Asked whether that blame is appropriate in an interview with BuzzFeed News' AM to DM on Tuesday, Whitehouse demurred. “That’s going to be between her and the people who feel that way," Whitehouse said. "I think this was a very tough result for Al, but he did make his own choice. And I leave that for him to have made.”
Whitehouse called on Franken to resign on Dec. 6, 2017, the same day that Gillibrand and many of their colleagues, including every woman Democrat, did. Franken announced he would step down the next day, a decision Whitehouse called "the right choice."
Asked if he thought Gillibrand was getting the most heat because she is a woman, Whitehouse said, "I couldn't tell you that."
Whitehouse also discussed the Russia investigation on Tuesday, telling AM to DM that President Donald Trump's behavior "suggests that Putin does" have something on him. Asked specifically if he thinks the so-called pee tape is real, Whitehouse said, "It's hard to tell. There may be a tape out there, there may be just business dealings."

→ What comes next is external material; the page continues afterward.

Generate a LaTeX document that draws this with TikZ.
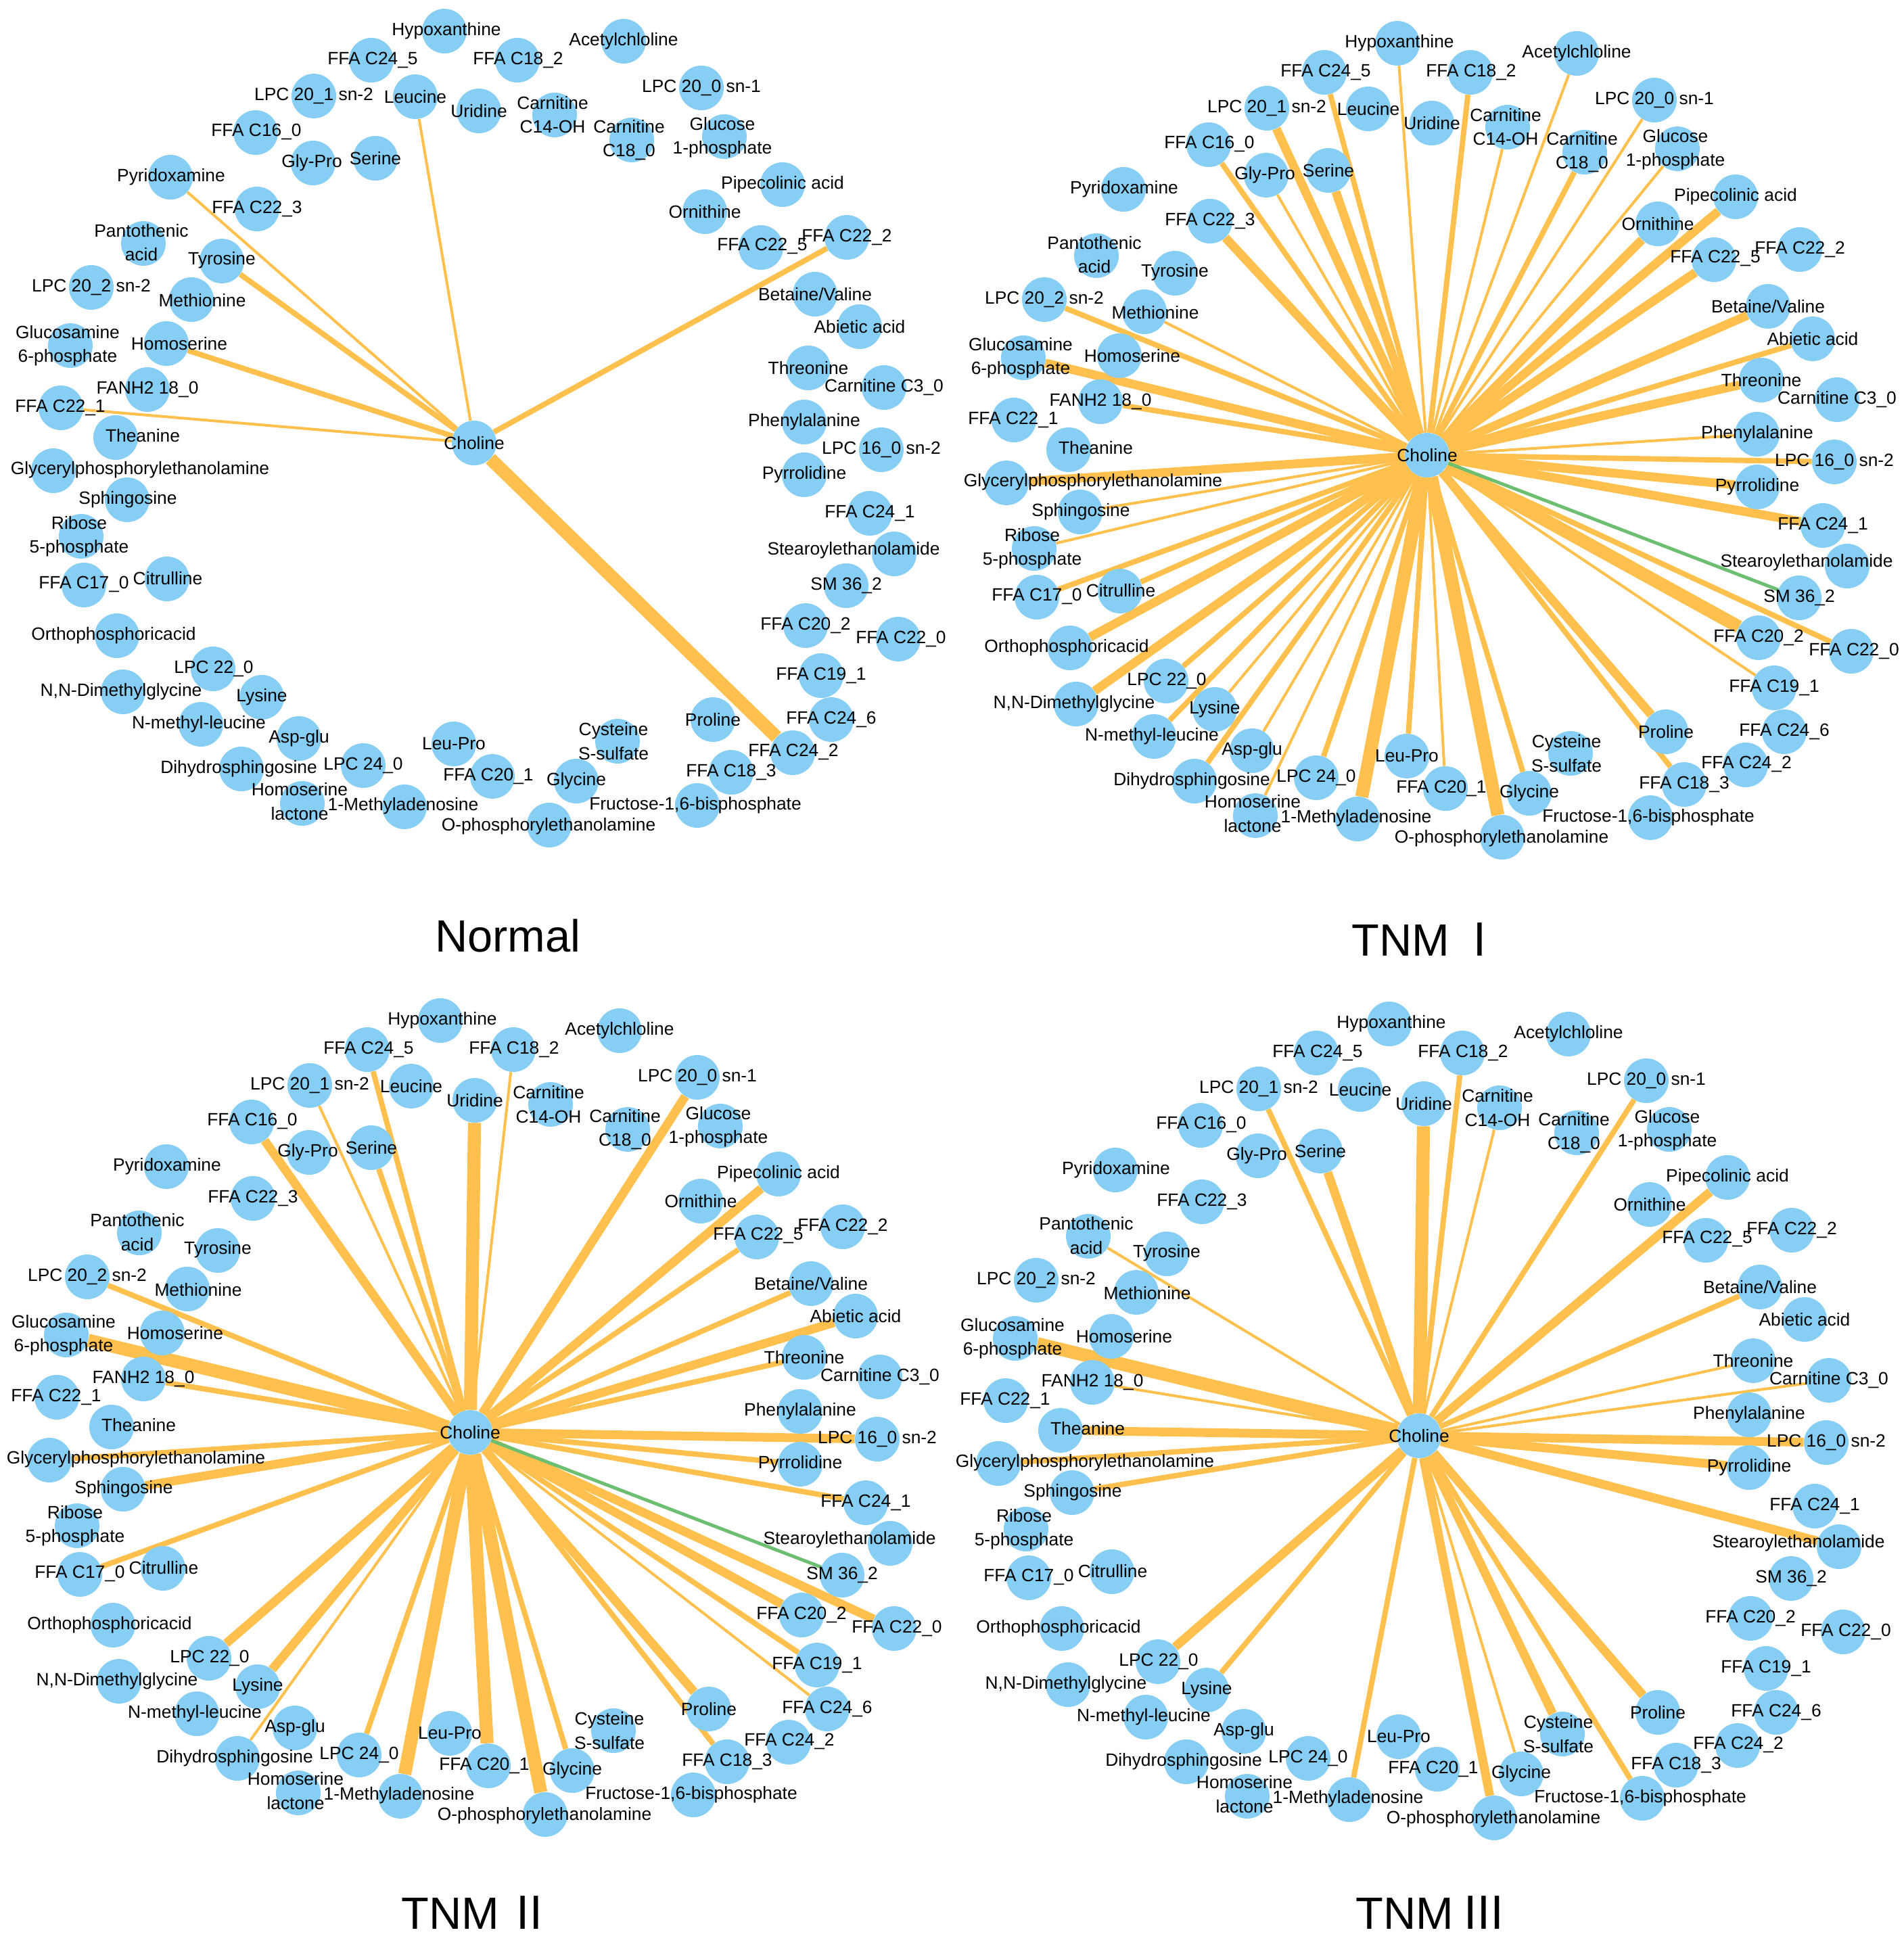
\documentclass[tikz,border=0pt]{standalone}
\usepackage{fontspec}
\setmainfont{Liberation Sans}
\newfontfamily\cjk{Noto Sans CJK SC}
\pgfdeclarelayer{bg}\pgfsetlayers{bg,main}
\begin{document}
\begin{tikzpicture}[x=0.02cm,y=-0.02cm,
  cir/.style={circle,fill=cb,draw=none,minimum size=1.32cm,inner sep=0pt},
  lab/.style={font=\fontsize{15}{20}\selectfont,align=center,inner sep=0pt},
  et/.style={draw=eo,line width=2.3pt},
  em/.style={draw=eo,line width=4.5pt},
  eT/.style={draw=eo,line width=7.4pt},
  eV/.style={draw=eo,line width=11pt},
  eg/.style={draw=eg,line width=2.8pt},
  ttl/.style={font=\fontsize{38}{44}\selectfont,inner sep=0pt}]
\definecolor{cb}{RGB}{135,206,245}
\definecolor{eo}{RGB}{255,192,77}
\definecolor{eg}{RGB}{108,190,112}
\useasboundingbox (0,0) rectangle (2815,2873);
\newcommand\nd[6]{\node[cir] (\pp#1) at (#2,#3) {}; \node[lab] at (#4,#5) {#6};}
\newcommand\allnodes{%
\nd{hyp}{657}{46}{660}{46}{Hypoxanthine}
\nd{fa}{549}{89}{551}{89}{FFA C24\_5}
\nd{fb}{765}{89}{766}{89}{FFA C18\_2}
\nd{ace}{922}{61}{922}{61}{Acetylchloline}
\nd{la}{464}{142}{464}{142}{LPC 20\_1 sn-2}
\nd{leu}{614}{143}{614}{143}{Leucine}
\nd{uri}{708}{164}{708}{164}{Uridine}
\nd{cfo}{820}{170}{817}{170}{Carnitine\\C14-OH}
\nd{lb}{1037}{130}{1037}{130}{LPC 20\_0 sn-1}
\nd{fc}{378}{196}{379}{195}{FFA C16\_0}
\nd{ceo}{934}{207}{930}{207}{Carnitine\\C18\_0}
\nd{glc}{1071}{202}{1068}{203}{Glucose\\1-phosphate}
\nd{gly}{463}{241}{461}{241}{Gly-Pro}
\nd{ser}{555}{234}{555}{234}{Serine}
\nd{pyr}{252}{262}{253}{262}{Pyridoxamine}
\nd{pip}{1157}{273}{1157}{273}{Pipecolinic acid}
\nd{fd}{380}{309}{380}{309}{FFA C22\_3}
\nd{orn}{1042}{313}{1042}{313}{Ornithine}
\nd{pan}{212}{360}{209}{359}{Pantothenic\\acid}
\nd{fe}{1125}{366}{1127}{364}{FFA C22\_5}
\nd{ff}{1252}{351}{1252}{351}{FFA C22\_2}
\nd{tyr}{328}{386}{328}{385}{Tyrosine}
\nd{lc}{135}{425}{135}{425}{LPC 20\_2 sn-2}
\nd{met}{283}{443}{299}{444}{Methionine}
\nd{bet}{1205}{435}{1205}{435}{Betaine/Valine}
\nd{abi}{1271}{483}{1271}{483}{Abietic acid}
\nd{gsm}{104}{511}{100}{511}{Glucosamine\\6-phosphate}
\nd{hom}{246}{508}{265}{508}{Homoserine}
\nd{thr}{1195}{544}{1195}{544}{Threonine}
\nd{fan}{218}{576}{218}{576}{FANH2 18\_0}
\nd{cth}{1307}{573}{1307}{573}{Carnitine C3\_0}
\nd{fg}{90}{603}{89}{603}{FFA C22\_1}
\nd{thea}{171}{647}{211}{644}{Theanine}
\nd{phe}{1189}{624}{1189}{624}{Phenylalanine}
\nd{ld}{1303}{665}{1303}{665}{LPC 16\_0 sn-2}
\nd{cho}{701}{655}{701}{655}{Choline}
\nd{gpe}{79}{696}{207}{695}{Glycerylphosphorylethanolamine}
\nd{pyrr}{1189}{702}{1189}{702}{Pyrrolidine}
\nd{sph}{188}{739}{189}{739}{Sphingosine}
\nd{fh}{1286}{759}{1286}{759}{FFA C24\_1}
\nd{rib}{120}{793}{117}{793}{Ribose\\5-phosphate}
\nd{ste}{1322}{819}{1262}{814}{Stearoylethanolamide}
\nd{sm}{1251}{866}{1251}{866}{SM 36\_2}
\nd{fi}{124}{865}{124}{864}{FFA C17\_0}
\nd{cit}{247}{856}{248}{855}{Citrulline}
\nd{orth}{173}{940}{168}{940}{Orthophosphoricacid}
\nd{fj}{1191}{925}{1191}{925}{FFA C20\_2}
\nd{fk}{1328}{945}{1332}{945}{FFA C22\_0}
\nd{le}{315}{989}{316}{989}{LPC 22\_0}
\nd{fl}{1214}{999}{1214}{999}{FFA C19\_1}
\nd{nnd}{182}{1023}{179}{1023}{N,N-Dimethylglycine}
\nd{lys}{387}{1031}{387}{1031}{Lysine}
\nd{nml}{297}{1071}{294}{1071}{N-methyl-leucine}
\nd{pro}{1054}{1064}{1054}{1064}{Proline}
\nd{fm}{1229}{1064}{1229}{1064}{FFA C24\_6}
\nd{asp}{442}{1092}{442}{1092}{Asp-glu}
\nd{cys}{913}{1096}{907}{1096}{Cysteine\\S-sulfate}
\nd{lpro}{671}{1100}{671}{1100}{Leu-Pro}
\nd{fn}{1172}{1113}{1173}{1112}{FFA C24\_2}
\nd{dih}{357}{1137}{353}{1137}{Dihydrosphingosine}
\nd{lf}{537}{1132}{537}{1132}{LPC 24\_0}
\nd{fo}{728}{1148}{722}{1148}{FFA C20\_1}
\nd{glyc}{852}{1155}{852}{1155}{Glycine}
\nd{fp}{1081}{1142}{1081}{1142}{FFA C18\_3}
\nd{hl}{447}{1188}{443}{1185}{Homoserine\\lactone}
\nd{mad}{598}{1193}{596}{1192}{1-Methyladenosine}
\nd{fru}{1031}{1191}{1028}{1191}{Fructose-1,6-bisphosphate}
\nd{ope}{812}{1220}{811}{1222}{O-phosphorylethanolamine}
}
\newcommand\edges[1]{\begin{pgfonlayer}{bg}\foreach \tg/\ww in {#1} {\draw[e\ww] (\pp cho) -- (\pp\tg);}\end{pgfonlayer}}
% Normal
\begin{scope}
\def\pp{a}
\allnodes
\edges{leu/t,pyr/t,tyr/m,hom/m,fg/t,ff/m,fn/V}
\end{scope}
% TNM I
\begin{scope}[shift={(1409,18)}]
\def\pp{b}
\allnodes
\edges{hyp/t,fa/m,la/T,fc/m,gly/t,ser/T,fd/T,met/t,lc/m,gsm/T,fan/m,gpe/T,sph/t,rib/t,fi/m,cit/m,orth/T,le/m,nnd/T,lys/t,nml/m,asp/t,dih/m,hl/t,lf/m,mad/V,lpro/m,fb/m,ace/t,cfo/t,ceo/m,lb/t,glc/t,orn/T,pip/T,fe/T,bet/T,abi/m,thr/T,phe/t,ld/m,pyrr/T,fh/T,fj/V,fk/m,fl/t,pro/T,fp/m,glyc/m,ope/V,fo/t,sm/g}
\end{scope}
% TNM II
\begin{scope}[shift={(-6,1463)}]
\def\pp{c}
\allnodes
\edges{fa/m,la/t,fc/T,ser/m,uri/V,lc/m,gsm/V,fan/m,gpe/m,sph/T,fi/m,le/T,lys/T,dih/t,lf/m,mad/V,fb/t,lb/T,pip/T,fe/m,bet/m,abi/T,thr/m,ld/T,pyrr/m,fh/m,fk/T,fj/T,fl/m,fm/t,pro/T,fp/m,glyc/m,ope/V,fo/V,sm/g}
\end{scope}
% TNM III
\begin{scope}[shift={(1397,1468)}]
\def\pp{d}
\allnodes
\edges{la/m,ser/T,uri/V,pan/t,gsm/V,fan/t,thea/T,gpe/m,sph/m,le/T,lys/m,mad/m,fb/m,cfo/t,lb/m,pip/T,bet/m,thr/t,cth/t,ld/T,pyrr/T,ste/T,pro/T,cys/T,fru/m,glyc/t,ope/T}
\end{scope}
\node[ttl] (t1) at (751,1384) {Normal};
\node[ttl] (t2) at (2110,1389) {TNM\,{\cjk Ⅰ}};
\node[ttl] (t3) at (705,2828) {TNM\,{\cjk Ⅱ}};
\node[ttl] (t4) at (2116,2828) {TNM\,{\cjk Ⅲ}};
\end{tikzpicture}
\end{document}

The real issue, Whitehouse went on, is that he feels Republicans haven't pushed Trump and his family hard enough on any "business agreements" with Russian interests. "That ought to be a gimme as a question. Just tell us. … That is something that so far a Republican-controlled Congress has refused to even ask about, and it’s astonishing that a potential conflict of interest … hasn’t been explored," he said.
Following this November's election, Whitehouse said he's not too worried about the internal fight in the Democratic Party between the far left and more centrist Democrats leading to the party's own tea party moment. The Democrat argued that his party needs to focus on the big areas they agree on "and start getting things done."
"The fight between the different sides of the party ... if that drives our behavior, then we have failed," he said.